One of the most overlooked requirements for Chapter 13 bankruptcy is being current with your income tax returns. You must have proof you filed federal and state income tax returns for the four years before filing for Chapter 13 bankruptcy. Even if you have outstanding tax debt that will need to be repaid through your Chapter 13 bankruptcy repayment plan.

What is proof of your income tax returns? You will need to show your returns or transcripts of your returns to the bankruptcy court. If you have questions on the necessity of up-to-date taxes or exceptions to this requirement, you should speak to a St. Louis bankruptcy lawyer.

#4: There Is a Debt Ceiling for Chapter 13 Bankruptcy

The key difference between Chapter 13 bankruptcy and Chapter 7 bankruptcy is the structure and process of repaying outstanding debts. In a Chapter 7 bankruptcy all of your non-exempt assets (defined here), are liquidated to repay creditors. Alternatively, in a Chapter 13 bankruptcy, you must adhere to a repayment plan for three to five years.

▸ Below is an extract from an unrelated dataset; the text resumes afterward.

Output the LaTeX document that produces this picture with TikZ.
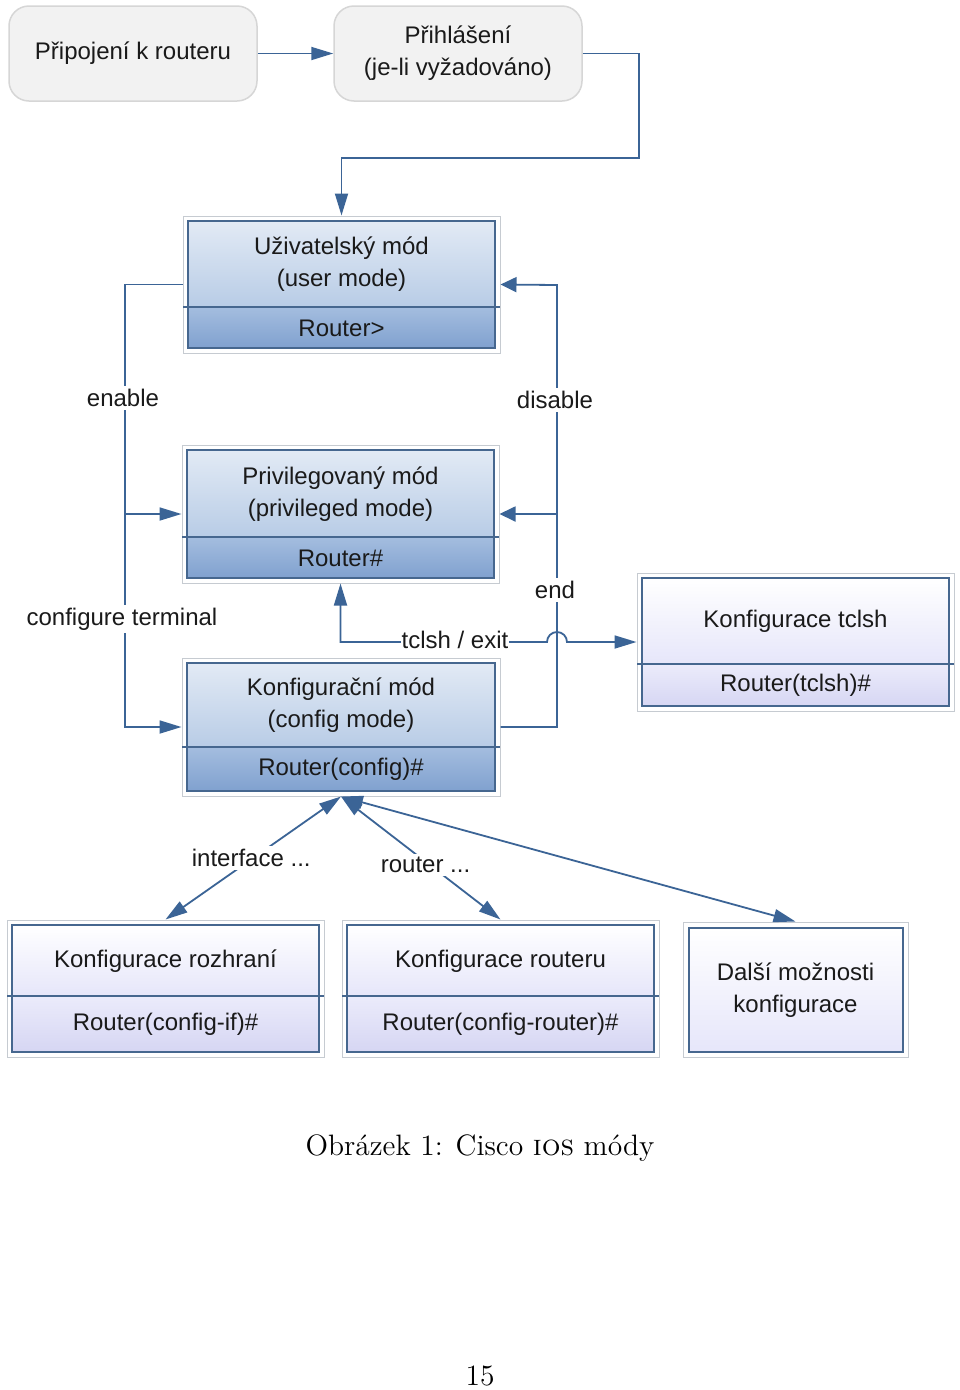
\documentclass[tikz,border=0pt]{standalone}
\usepackage{fontspec}
\newfontfamily\dfont{Liberation Sans}
\newfontfamily\capfont{lmroman12-regular}[Extension=.otf, SmallCapsFont=lmromancaps10-regular]
\usetikzlibrary{arrows.meta,calc}
\definecolor{lineblue}{HTML}{3B6496}
\definecolor{boxedge}{HTML}{46678F}
\definecolor{frameg}{HTML}{C6CBD1}
\definecolor{bTop}{HTML}{E2EAF5}
\definecolor{bMid}{HTML}{B8CCE6}
\definecolor{bLowA}{HTML}{A4BDDF}
\definecolor{bLowB}{HTML}{80A1CF}
\definecolor{lTop}{HTML}{FFFFFF}
\definecolor{lMid}{HTML}{E6E6FA}
\definecolor{lLowA}{HTML}{EBEBFB}
\definecolor{lLowB}{HTML}{D6D6F3}
\definecolor{rbfill}{HTML}{F2F2F2}
\definecolor{rbedge}{HTML}{D6D6D6}
\definecolor{txtc}{HTML}{1A1A1A}
\tikzset{
  dtext/.style={font=\dfont\fontsize{24}{32}\selectfont, text=txtc, align=center, inner sep=1pt},
  lab/.style={dtext, fill=white, inner sep=3pt},
  rbox/.style={dtext, draw=rbedge, line width=1.5pt, fill=rbfill, rounded corners=20pt,
    minimum width=248pt, minimum height=95pt},
  frame/.style={draw=frameg, line width=1pt, inner sep=0pt, fill=white},
  inner/.style={draw=boxedge, line width=1.6pt},
  divider/.style={draw=boxedge, line width=1.4pt},
  blueup/.style={top color=bTop, bottom color=bMid},
  bluelow/.style={top color=bLowA, bottom color=bLowB},
  lavup/.style={top color=lTop, bottom color=lMid},
  lavlow/.style={top color=lLowA, bottom color=lLowB},
  tip/.tip={Triangle[length=22pt,width=13pt]},
  shorttip/.tip={Triangle[length=16pt,width=15pt]},
  conn/.style={draw=lineblue, line width=1.8pt, -tip, fill=none},
  sconn/.style={draw=lineblue, line width=1.8pt, -shorttip, fill=none},
  biconn/.style={draw=lineblue, line width=1.8pt, tip-tip, fill=none},
}
% #1 name, #2 x1, #3 y1, #4 x2, #5 y2, #6 divider y, #7 scheme, #8 top text, #9 bottom text
\newcommand\ModeBox[9]{%
  \node[frame, minimum width={(#4-#2)*1pt}, minimum height={(#5-#3)*1pt}] (#1) at ({(#2+#4)/2},{(#3+#5)/2}) {};
  \shade[#7up] (#2+5,#3+5) rectangle (#4-5,#6);
  \shade[#7low] (#2+5,#6) rectangle (#4-5,#5-5);
  \draw[inner] (#2+5,#3+5) rectangle (#4-5,#5-5);
  \draw[divider] (#2,#6) -- (#4,#6);
  \node[dtext] (#1t) at ({(#2+#4)/2},{(#3+#6)/2+3}) {#8};
  \node[dtext] (#1b) at ({(#2+#4)/2},{(#6+#5)/2-2}) {#9};
}
\begin{document}
\begin{tikzpicture}[x=1pt,y=-1pt]
\useasboundingbox[fill=white] (0,0) rectangle (960,1390);

% top rounded boxes
\node[rbox] (conn) at (133,53.5) {Připojení k routeru};
\node[rbox] (login) at (458,53.5) {Přihlášení\\(je-li vyžadováno)};

% mode boxes
\ModeBox{U}{183}{216}{500}{353}{307}{blue}{Uživatelský mód\\(user mode)}{Router>}
\ModeBox{P}{182}{445}{499}{583}{537}{blue}{Privilegovaný mód\\(privileged mode)}{Router\#}
\ModeBox{C}{182}{658}{500}{796}{747}{blue}{Konfigurační mód\\(config mode)}{Router(config)\#}
\ModeBox{T}{637}{573}{954}{711}{664}{lav}{Konfigurace tclsh}{Router(tclsh)\#}
\ModeBox{RI}{7}{920}{324}{1057}{996}{lav}{Konfigurace rozhraní}{Router(config-if)\#}
\ModeBox{RO}{342}{920}{659}{1057}{996}{lav}{Konfigurace routeru}{Router(config-router)\#}

% Dalsi moznosti (no divider)
\node[frame, minimum width=225pt, minimum height=135pt] (D) at (795.5,989.5) {};
\shade[lavup] (689,928) rectangle (903,1052);
\draw[inner] (689,928) rectangle (903,1052);
\node[dtext] (Dt) at (795.5,990) {Další možnosti\\konfigurace};

% coordinates for bends
\coordinate (B1) at (639,158);
\coordinate (L) at (125,727);
\coordinate (Lp) at (125,514);
\coordinate (R) at (557,285);
\coordinate (Rp) at (557,514);
\coordinate (J) at (547,642);

% connectors
\draw[conn] (conn) -- (login);
\draw[conn] (login.east) -| (B1) -| (U.north);
\draw[conn] (U.west) -| (L) -- (C.west);
\draw[conn] (Lp) -- (P.west);
\draw[sconn] (C.east) -| (R) -- (U.east);
\draw[sconn] (Rp) -- (P.east);
\draw[biconn] (P.south) |- (J) arc[start angle=180,end angle=360,radius=10] -- (T.west);
\draw[biconn] (C.south) -- node[lab, pos=0.5, xshift=-2pt] (lif) {interface ...} (RI.north);
\draw[biconn] (C.south) -- node[lab, pos=0.555, xshift=-4pt] (lrt) {router ...} (RO.north);
\draw[biconn] (C.south) -- (D.north);

% labels on vertical lines
\node[lab] (len) at (123,398) {enable};
\node[lab] (lct) at (122,619) {configure terminal};
\node[lab] (ldis) at (555,400) {disable};
\node[lab] (lend) at (555,590) {end};
\node[lab, inner sep=1pt] (ltcl) at (455,640) {tclsh / exit};

% caption and page number
\node[font=\capfont\fontsize{29.5}{35}\selectfont] (cap) at (480,1148) {Obrázek 1: Cisco \textsc{ios} módy};
\node[font=\capfont\fontsize{29.5}{35}\selectfont] (pg) at (480,1376) {15};
\end{tikzpicture}
\end{document}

The bankruptcy court needs to be assured that you can repay your debts in this time period. One way the court can try to ensure a successful Chapter 13 bankruptcy is limiting the outstanding debt allowed. There are different limitations for secured and unsecured debt, and to learn more you should talk with an attorney knowledgeable of the current cap on both.

#5: You Must Show Enough Disposable Income

Another way the bankruptcy court in St. Louis will assess your ability to follow a repayment plan under Chapter 13 bankruptcy is a look at your disposable income. Disposable income is the income you have left after subtracting necessary payments on secured debts and other mandatory expenses, such as utilities. You need to show you can repay specific debts in your repayment plan through disposable income to have your Chapter 13 repayment plan approved.

Disposable income can come from sources other than wages. While having a job is the best way to show the judge you can meet your repayment obligations, you may also have income from Social Security benefits, workers’ compensation, pension payments, child support, and other sources of income. A St. Louis bankruptcy lawyer can help assess what sources qualify for the calculation of your disposable income.